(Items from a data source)
━━━━━━

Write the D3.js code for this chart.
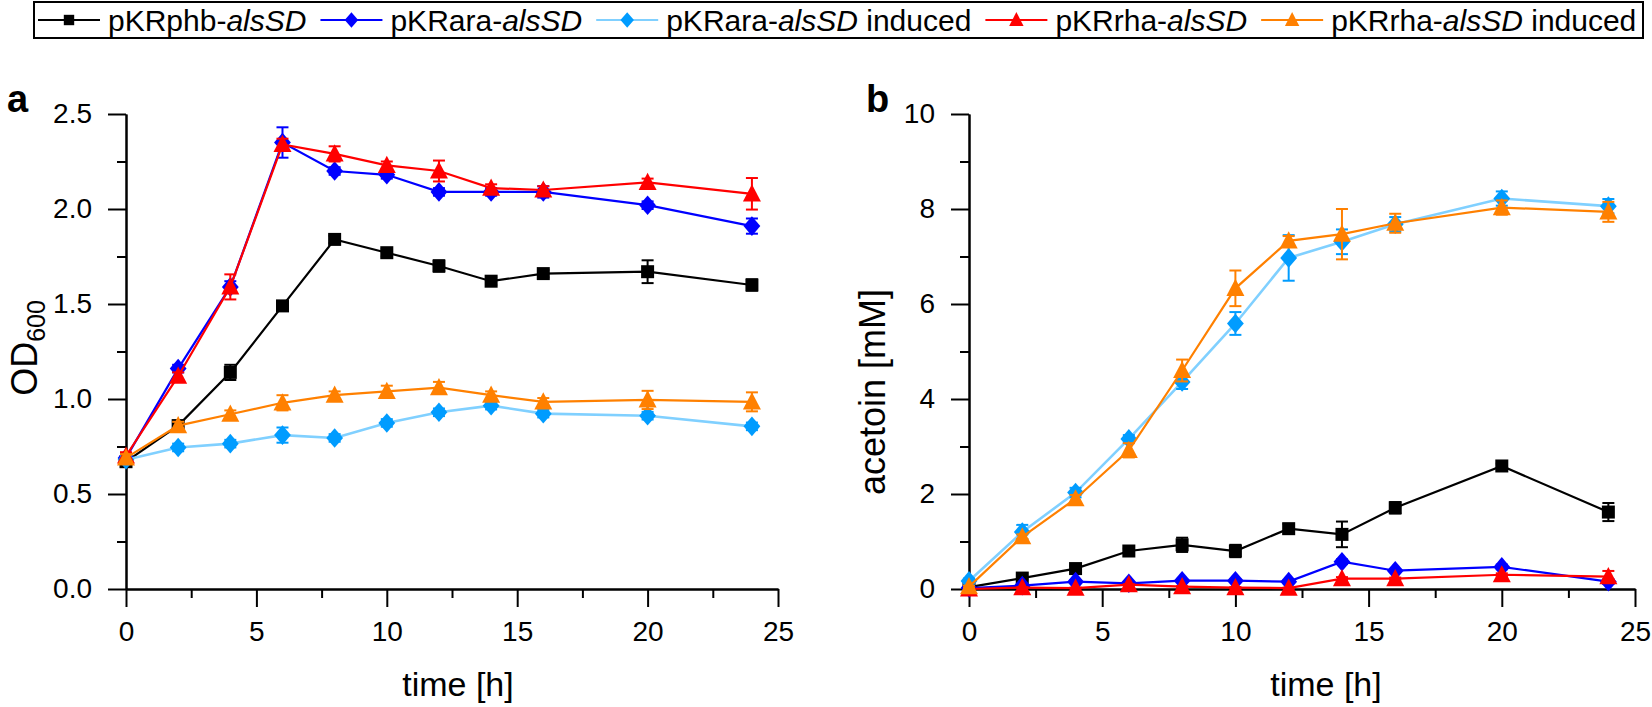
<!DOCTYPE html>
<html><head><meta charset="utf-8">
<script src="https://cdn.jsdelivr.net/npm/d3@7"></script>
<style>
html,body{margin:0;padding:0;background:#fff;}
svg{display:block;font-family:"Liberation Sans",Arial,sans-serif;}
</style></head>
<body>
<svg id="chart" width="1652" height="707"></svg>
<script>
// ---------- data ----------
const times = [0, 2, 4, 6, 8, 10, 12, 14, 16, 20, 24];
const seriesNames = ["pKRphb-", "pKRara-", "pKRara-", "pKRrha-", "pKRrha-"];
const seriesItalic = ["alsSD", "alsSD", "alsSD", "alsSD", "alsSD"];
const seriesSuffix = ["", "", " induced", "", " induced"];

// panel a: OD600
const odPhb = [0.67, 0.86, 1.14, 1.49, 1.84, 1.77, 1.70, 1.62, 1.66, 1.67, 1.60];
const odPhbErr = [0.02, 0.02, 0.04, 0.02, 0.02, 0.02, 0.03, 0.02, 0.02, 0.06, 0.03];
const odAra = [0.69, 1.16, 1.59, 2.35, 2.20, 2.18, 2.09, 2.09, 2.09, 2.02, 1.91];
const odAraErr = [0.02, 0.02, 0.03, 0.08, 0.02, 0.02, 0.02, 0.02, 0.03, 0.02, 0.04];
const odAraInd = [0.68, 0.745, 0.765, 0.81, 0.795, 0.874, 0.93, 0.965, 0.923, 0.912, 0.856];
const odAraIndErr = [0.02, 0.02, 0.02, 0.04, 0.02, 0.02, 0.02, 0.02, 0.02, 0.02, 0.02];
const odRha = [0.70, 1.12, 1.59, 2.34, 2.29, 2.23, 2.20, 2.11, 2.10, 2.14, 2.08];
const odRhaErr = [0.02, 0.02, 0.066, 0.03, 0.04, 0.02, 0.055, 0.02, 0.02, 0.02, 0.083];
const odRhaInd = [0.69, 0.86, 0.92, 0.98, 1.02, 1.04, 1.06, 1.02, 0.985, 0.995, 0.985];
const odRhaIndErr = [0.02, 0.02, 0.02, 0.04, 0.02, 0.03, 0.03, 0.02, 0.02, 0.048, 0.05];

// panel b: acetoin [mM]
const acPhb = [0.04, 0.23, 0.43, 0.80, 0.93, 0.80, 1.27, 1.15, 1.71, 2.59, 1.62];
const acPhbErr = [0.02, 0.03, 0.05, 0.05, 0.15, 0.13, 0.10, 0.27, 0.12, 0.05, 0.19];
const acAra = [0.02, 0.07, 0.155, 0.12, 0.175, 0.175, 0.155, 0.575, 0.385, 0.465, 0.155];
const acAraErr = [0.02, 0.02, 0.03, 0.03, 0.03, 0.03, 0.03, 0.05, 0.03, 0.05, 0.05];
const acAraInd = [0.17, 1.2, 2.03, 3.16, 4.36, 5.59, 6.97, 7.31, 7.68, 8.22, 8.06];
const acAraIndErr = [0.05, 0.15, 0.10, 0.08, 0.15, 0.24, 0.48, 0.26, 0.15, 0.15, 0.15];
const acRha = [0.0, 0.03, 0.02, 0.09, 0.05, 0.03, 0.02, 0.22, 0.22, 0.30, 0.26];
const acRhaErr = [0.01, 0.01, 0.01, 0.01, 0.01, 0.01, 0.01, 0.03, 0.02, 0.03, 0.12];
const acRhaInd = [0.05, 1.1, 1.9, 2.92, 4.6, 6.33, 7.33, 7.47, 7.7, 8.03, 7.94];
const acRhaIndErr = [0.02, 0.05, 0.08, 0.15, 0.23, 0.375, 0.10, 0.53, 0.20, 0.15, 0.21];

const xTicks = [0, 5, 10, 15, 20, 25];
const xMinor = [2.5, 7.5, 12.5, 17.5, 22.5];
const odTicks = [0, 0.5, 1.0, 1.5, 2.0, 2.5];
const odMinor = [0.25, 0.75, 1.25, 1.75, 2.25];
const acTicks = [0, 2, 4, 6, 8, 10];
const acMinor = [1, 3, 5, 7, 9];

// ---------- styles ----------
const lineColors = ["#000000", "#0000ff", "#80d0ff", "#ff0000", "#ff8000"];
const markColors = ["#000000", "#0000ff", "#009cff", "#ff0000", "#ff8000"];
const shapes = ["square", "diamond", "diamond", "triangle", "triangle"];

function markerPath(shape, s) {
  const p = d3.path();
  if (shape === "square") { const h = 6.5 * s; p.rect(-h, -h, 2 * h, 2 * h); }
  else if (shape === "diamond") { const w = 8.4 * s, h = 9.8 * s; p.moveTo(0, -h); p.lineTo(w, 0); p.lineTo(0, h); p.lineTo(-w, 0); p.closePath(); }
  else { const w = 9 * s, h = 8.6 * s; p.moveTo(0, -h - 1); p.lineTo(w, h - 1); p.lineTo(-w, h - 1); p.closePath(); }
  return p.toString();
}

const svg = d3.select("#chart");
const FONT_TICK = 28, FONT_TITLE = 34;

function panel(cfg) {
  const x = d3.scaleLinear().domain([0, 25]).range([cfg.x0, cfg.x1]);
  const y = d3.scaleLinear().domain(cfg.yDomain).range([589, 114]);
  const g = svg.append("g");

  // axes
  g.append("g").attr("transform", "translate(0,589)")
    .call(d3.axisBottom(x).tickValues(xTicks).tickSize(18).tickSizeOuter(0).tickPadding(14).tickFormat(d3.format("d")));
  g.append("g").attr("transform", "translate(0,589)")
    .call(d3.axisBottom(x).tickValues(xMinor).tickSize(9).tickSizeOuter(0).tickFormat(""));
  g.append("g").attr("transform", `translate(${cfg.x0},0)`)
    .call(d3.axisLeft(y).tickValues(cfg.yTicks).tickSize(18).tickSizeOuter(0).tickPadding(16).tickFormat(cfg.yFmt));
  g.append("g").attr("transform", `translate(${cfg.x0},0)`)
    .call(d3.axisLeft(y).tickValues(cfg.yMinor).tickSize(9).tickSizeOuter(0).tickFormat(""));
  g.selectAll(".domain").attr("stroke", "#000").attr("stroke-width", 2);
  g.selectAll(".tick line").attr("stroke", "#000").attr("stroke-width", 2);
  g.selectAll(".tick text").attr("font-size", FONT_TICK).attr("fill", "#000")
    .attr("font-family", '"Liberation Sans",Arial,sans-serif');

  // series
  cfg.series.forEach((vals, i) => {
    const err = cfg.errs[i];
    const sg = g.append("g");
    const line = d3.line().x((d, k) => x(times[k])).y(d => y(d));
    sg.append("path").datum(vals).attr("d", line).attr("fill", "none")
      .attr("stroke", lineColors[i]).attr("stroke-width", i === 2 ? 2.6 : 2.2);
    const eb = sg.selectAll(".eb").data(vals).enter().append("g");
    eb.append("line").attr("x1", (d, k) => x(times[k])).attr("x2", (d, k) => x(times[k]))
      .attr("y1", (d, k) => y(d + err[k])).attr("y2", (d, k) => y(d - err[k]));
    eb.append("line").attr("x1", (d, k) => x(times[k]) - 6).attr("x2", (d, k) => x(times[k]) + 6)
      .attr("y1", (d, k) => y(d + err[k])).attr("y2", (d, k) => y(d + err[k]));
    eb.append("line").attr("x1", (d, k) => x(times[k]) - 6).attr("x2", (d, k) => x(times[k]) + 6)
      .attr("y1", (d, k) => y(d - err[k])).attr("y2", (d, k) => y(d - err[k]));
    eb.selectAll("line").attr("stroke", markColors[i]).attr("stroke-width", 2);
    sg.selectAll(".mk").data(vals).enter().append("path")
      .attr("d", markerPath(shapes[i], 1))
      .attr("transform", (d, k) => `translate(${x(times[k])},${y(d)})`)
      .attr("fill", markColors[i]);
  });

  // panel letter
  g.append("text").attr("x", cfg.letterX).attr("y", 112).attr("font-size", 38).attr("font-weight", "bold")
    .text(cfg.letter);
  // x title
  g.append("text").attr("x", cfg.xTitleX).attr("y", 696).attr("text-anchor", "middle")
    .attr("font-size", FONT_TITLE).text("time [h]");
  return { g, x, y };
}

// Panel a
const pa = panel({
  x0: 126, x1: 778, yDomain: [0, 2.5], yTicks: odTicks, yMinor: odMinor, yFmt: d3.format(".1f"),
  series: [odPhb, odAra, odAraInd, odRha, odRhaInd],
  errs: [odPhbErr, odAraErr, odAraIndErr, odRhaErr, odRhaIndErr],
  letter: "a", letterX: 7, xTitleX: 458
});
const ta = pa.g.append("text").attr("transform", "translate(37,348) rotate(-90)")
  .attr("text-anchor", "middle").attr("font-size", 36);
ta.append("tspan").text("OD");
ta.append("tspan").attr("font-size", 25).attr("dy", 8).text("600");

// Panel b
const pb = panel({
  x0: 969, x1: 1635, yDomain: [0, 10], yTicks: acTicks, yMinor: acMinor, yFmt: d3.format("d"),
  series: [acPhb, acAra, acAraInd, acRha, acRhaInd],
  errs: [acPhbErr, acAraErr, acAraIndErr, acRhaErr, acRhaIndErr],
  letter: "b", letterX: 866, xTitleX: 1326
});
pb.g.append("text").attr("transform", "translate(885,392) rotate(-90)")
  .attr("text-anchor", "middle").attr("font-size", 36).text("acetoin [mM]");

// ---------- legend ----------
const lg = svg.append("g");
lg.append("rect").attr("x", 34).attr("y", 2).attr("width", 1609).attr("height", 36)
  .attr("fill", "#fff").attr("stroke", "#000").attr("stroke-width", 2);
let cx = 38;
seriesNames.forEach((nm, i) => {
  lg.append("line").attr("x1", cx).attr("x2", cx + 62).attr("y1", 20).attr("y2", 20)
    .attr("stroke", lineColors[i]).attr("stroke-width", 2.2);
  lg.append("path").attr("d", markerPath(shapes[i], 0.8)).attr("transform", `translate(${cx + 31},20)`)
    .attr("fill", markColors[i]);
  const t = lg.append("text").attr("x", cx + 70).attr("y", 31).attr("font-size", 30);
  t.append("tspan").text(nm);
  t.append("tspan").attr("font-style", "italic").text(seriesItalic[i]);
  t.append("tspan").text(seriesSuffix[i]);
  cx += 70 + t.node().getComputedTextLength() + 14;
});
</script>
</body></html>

━━━━━━

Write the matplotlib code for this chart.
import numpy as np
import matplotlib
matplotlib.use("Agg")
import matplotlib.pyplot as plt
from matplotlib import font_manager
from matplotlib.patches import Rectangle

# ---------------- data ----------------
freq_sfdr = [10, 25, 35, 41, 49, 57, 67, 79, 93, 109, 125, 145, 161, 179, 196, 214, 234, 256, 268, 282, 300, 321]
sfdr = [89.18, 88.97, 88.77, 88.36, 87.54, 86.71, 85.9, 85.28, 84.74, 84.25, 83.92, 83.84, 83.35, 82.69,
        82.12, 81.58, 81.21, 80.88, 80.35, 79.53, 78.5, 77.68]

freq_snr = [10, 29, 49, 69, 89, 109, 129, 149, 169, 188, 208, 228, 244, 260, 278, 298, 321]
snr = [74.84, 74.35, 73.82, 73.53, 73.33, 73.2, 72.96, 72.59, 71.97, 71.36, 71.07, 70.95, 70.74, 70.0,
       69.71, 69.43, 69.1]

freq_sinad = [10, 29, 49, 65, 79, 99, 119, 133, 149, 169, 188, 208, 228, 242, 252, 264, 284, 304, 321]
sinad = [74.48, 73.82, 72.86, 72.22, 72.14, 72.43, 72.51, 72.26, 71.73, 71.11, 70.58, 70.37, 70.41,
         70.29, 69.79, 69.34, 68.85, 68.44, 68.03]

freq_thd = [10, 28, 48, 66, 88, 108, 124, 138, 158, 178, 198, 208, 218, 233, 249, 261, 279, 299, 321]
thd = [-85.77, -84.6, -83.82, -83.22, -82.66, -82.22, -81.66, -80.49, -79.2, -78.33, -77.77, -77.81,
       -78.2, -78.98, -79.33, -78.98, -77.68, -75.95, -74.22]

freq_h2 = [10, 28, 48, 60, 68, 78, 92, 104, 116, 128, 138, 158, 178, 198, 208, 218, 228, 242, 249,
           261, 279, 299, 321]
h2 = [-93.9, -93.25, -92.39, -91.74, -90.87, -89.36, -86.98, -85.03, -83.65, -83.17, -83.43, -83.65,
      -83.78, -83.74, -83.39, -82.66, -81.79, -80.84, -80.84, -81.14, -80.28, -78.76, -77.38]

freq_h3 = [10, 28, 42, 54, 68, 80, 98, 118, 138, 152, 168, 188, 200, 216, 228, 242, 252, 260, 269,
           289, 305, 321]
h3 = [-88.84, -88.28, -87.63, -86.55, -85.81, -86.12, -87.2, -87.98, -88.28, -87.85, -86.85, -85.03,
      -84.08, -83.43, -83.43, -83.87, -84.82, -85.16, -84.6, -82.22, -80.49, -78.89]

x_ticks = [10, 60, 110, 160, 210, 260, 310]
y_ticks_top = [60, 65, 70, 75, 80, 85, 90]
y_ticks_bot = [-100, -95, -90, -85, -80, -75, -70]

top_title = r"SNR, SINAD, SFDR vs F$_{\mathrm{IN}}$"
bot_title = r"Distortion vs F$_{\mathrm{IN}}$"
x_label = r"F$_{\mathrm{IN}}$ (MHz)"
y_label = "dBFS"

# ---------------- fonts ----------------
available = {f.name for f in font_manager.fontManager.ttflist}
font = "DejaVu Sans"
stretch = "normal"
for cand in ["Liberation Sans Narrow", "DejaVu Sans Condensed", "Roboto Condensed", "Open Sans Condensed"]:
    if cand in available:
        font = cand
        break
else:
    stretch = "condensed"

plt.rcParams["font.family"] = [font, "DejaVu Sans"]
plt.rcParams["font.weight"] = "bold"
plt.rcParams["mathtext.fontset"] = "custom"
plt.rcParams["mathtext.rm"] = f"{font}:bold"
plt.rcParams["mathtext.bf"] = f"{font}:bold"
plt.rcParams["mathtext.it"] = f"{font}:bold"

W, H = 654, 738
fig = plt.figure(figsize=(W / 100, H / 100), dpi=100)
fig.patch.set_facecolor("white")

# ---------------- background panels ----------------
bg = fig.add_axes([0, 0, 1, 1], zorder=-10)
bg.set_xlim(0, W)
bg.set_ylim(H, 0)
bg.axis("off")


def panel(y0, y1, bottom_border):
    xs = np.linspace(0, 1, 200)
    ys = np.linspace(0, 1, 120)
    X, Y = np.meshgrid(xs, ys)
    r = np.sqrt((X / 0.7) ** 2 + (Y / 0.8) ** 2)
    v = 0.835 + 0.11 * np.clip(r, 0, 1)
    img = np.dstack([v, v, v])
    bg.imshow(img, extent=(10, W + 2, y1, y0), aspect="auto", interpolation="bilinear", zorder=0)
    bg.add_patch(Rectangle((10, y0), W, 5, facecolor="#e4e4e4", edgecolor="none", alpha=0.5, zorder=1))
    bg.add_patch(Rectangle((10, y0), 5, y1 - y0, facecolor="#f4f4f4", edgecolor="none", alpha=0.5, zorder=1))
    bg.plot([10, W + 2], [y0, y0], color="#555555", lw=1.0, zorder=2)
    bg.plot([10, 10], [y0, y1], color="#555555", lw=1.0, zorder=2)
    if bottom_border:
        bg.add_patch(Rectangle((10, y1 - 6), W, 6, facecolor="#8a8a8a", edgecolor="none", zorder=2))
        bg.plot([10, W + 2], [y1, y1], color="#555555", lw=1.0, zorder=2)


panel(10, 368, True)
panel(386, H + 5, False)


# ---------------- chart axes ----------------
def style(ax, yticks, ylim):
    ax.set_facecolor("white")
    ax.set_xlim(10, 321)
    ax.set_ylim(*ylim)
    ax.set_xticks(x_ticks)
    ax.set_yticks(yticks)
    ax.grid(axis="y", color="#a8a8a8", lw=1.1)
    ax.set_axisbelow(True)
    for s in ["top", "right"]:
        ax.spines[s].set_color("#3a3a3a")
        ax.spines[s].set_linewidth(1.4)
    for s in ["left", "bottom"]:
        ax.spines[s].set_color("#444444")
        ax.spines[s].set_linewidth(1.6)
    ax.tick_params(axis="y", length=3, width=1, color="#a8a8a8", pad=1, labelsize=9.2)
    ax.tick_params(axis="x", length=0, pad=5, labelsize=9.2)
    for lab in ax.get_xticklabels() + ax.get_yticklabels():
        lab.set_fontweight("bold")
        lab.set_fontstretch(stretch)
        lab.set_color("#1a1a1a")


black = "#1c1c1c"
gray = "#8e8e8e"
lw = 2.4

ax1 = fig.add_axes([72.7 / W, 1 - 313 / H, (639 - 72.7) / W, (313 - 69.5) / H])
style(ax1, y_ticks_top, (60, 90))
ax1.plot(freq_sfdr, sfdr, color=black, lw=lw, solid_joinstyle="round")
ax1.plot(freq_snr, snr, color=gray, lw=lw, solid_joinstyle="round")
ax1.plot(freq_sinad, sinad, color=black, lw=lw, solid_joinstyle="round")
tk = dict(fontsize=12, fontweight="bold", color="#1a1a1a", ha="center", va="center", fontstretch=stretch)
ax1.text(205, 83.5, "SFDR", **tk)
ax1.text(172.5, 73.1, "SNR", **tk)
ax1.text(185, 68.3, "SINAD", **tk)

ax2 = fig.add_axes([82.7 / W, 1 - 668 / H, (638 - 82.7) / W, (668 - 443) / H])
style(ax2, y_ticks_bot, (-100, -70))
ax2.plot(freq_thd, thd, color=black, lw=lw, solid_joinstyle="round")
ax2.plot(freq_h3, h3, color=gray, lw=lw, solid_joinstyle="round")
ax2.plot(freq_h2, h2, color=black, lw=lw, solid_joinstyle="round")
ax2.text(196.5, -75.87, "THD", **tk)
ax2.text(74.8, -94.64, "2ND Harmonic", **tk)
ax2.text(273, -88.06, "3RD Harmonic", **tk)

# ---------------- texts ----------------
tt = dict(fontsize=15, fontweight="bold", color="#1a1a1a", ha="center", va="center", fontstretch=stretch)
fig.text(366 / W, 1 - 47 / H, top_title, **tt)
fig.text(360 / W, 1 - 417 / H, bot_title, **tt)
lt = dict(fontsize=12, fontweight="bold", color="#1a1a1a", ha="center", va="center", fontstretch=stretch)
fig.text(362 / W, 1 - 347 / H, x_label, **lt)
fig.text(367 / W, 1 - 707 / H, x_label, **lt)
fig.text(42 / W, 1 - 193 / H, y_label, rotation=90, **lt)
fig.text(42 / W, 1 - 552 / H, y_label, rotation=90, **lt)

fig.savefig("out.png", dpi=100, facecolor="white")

━━━━━━

Exercise aim:
Going down the listing above, begin printing at the line with "Write the matplotlib code for this chart." and finish with the line with "70.29, 69.79, 69.34, 68.85, 68.44, 68.03]", exactly as they appear.

Expected answer:
Write the matplotlib code for this chart.
import numpy as np
import matplotlib
matplotlib.use("Agg")
import matplotlib.pyplot as plt
from matplotlib import font_manager
from matplotlib.patches import Rectangle

# ---------------- data ----------------
freq_sfdr = [10, 25, 35, 41, 49, 57, 67, 79, 93, 109, 125, 145, 161, 179, 196, 214, 234, 256, 268, 282, 300, 321]
sfdr = [89.18, 88.97, 88.77, 88.36, 87.54, 86.71, 85.9, 85.28, 84.74, 84.25, 83.92, 83.84, 83.35, 82.69,
        82.12, 81.58, 81.21, 80.88, 80.35, 79.53, 78.5, 77.68]

freq_snr = [10, 29, 49, 69, 89, 109, 129, 149, 169, 188, 208, 228, 244, 260, 278, 298, 321]
snr = [74.84, 74.35, 73.82, 73.53, 73.33, 73.2, 72.96, 72.59, 71.97, 71.36, 71.07, 70.95, 70.74, 70.0,
       69.71, 69.43, 69.1]

freq_sinad = [10, 29, 49, 65, 79, 99, 119, 133, 149, 169, 188, 208, 228, 242, 252, 264, 284, 304, 321]
sinad = [74.48, 73.82, 72.86, 72.22, 72.14, 72.43, 72.51, 72.26, 71.73, 71.11, 70.58, 70.37, 70.41,
         70.29, 69.79, 69.34, 68.85, 68.44, 68.03]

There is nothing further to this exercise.